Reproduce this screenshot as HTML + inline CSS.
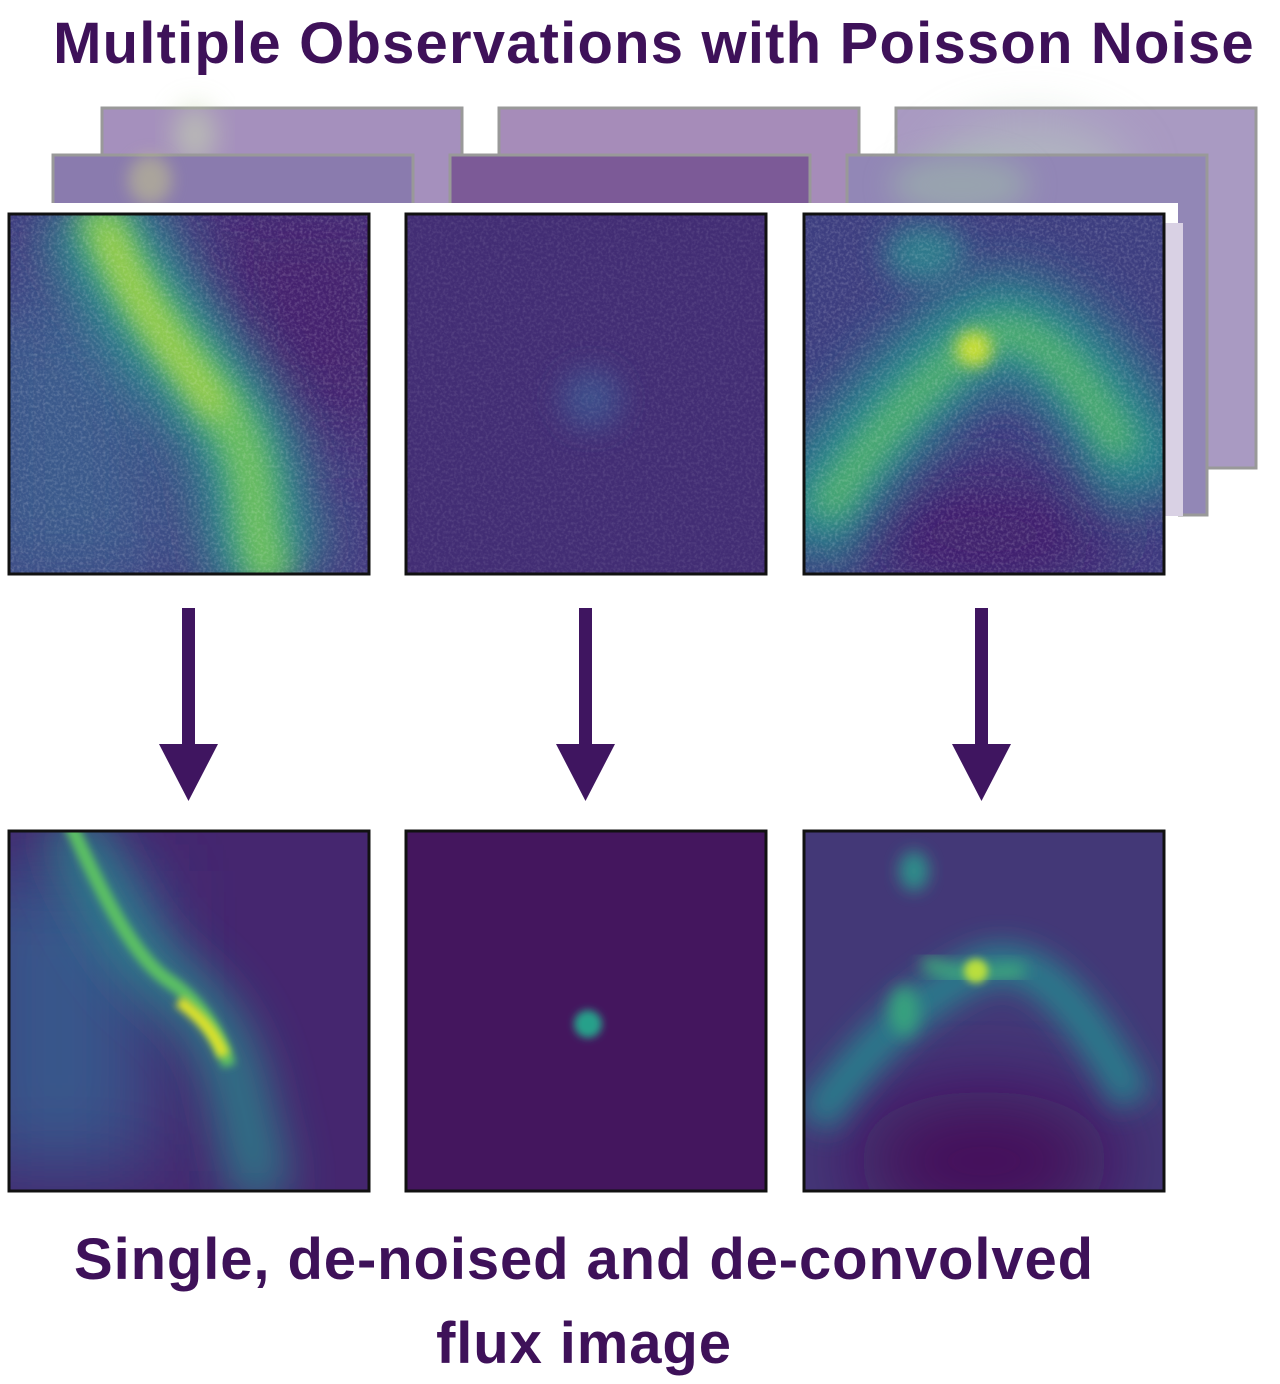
....................
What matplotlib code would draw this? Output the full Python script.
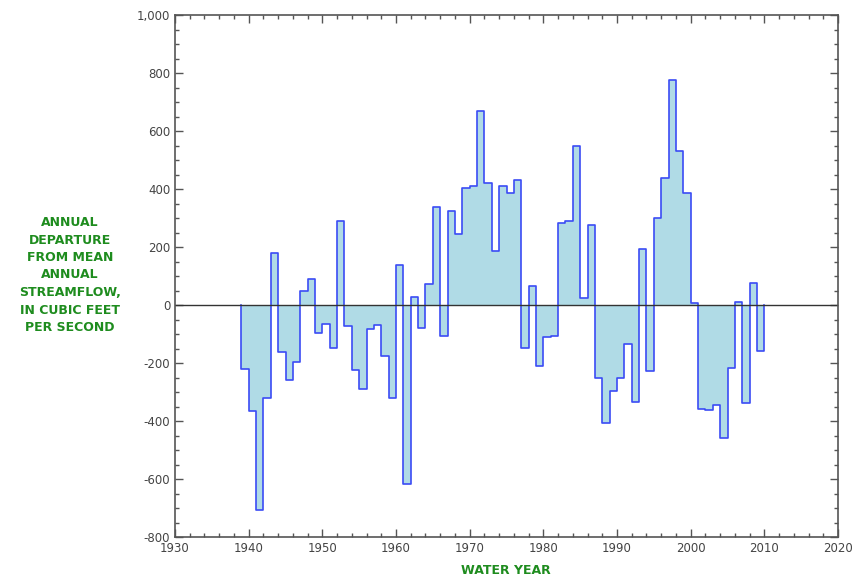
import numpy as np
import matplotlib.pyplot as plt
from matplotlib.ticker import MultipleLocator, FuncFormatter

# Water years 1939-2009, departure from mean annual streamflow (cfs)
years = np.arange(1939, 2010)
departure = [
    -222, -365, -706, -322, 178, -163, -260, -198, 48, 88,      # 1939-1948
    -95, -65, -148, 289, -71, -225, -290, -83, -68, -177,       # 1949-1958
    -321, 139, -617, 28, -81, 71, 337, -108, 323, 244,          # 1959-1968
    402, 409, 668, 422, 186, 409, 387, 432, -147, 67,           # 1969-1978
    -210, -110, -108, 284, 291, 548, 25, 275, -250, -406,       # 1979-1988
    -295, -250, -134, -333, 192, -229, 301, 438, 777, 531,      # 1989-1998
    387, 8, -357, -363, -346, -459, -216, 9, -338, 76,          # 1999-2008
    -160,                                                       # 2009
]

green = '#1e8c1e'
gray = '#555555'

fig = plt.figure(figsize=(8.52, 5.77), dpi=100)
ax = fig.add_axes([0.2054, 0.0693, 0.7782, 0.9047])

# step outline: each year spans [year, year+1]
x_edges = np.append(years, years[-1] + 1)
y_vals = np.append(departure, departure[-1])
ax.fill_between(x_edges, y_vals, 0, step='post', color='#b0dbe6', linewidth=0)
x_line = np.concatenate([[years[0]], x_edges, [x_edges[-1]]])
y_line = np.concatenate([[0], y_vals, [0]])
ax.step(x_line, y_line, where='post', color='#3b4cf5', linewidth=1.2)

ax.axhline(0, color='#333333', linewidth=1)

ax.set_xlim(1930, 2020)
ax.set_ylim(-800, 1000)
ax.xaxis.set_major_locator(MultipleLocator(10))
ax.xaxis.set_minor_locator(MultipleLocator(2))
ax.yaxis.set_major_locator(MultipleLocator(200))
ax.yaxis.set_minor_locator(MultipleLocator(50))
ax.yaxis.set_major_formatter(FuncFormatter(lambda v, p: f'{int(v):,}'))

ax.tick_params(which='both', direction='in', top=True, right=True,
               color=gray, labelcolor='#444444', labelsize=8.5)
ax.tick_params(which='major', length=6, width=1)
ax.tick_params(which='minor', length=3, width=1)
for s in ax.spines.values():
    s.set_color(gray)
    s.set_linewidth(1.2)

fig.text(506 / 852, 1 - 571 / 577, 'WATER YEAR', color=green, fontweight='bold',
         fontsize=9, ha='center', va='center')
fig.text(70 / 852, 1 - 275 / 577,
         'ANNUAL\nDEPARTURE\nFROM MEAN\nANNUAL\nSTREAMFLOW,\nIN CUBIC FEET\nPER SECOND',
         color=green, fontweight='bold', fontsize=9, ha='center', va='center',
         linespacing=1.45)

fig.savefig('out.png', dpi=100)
....................
WRITTEN PROBLEM: Leaving out the pictures, extract the stretch from the line holding "What matplotlib code" through the line holding "gray = '#555555'", word for word.

EXERCISE ANSWER:
What matplotlib code would draw this? Output the full Python script.
import numpy as np
import matplotlib.pyplot as plt
from matplotlib.ticker import MultipleLocator, FuncFormatter

# Water years 1939-2009, departure from mean annual streamflow (cfs)
years = np.arange(1939, 2010)
departure = [
    -222, -365, -706, -322, 178, -163, -260, -198, 48, 88,      # 1939-1948
    -95, -65, -148, 289, -71, -225, -290, -83, -68, -177,       # 1949-1958
    -321, 139, -617, 28, -81, 71, 337, -108, 323, 244,          # 1959-1968
    402, 409, 668, 422, 186, 409, 387, 432, -147, 67,           # 1969-1978
    -210, -110, -108, 284, 291, 548, 25, 275, -250, -406,       # 1979-1988
    -295, -250, -134, -333, 192, -229, 301, 438, 777, 531,      # 1989-1998
    387, 8, -357, -363, -346, -459, -216, 9, -338, 76,          # 1999-2008
    -160,                                                       # 2009
]

green = '#1e8c1e'
gray = '#555555'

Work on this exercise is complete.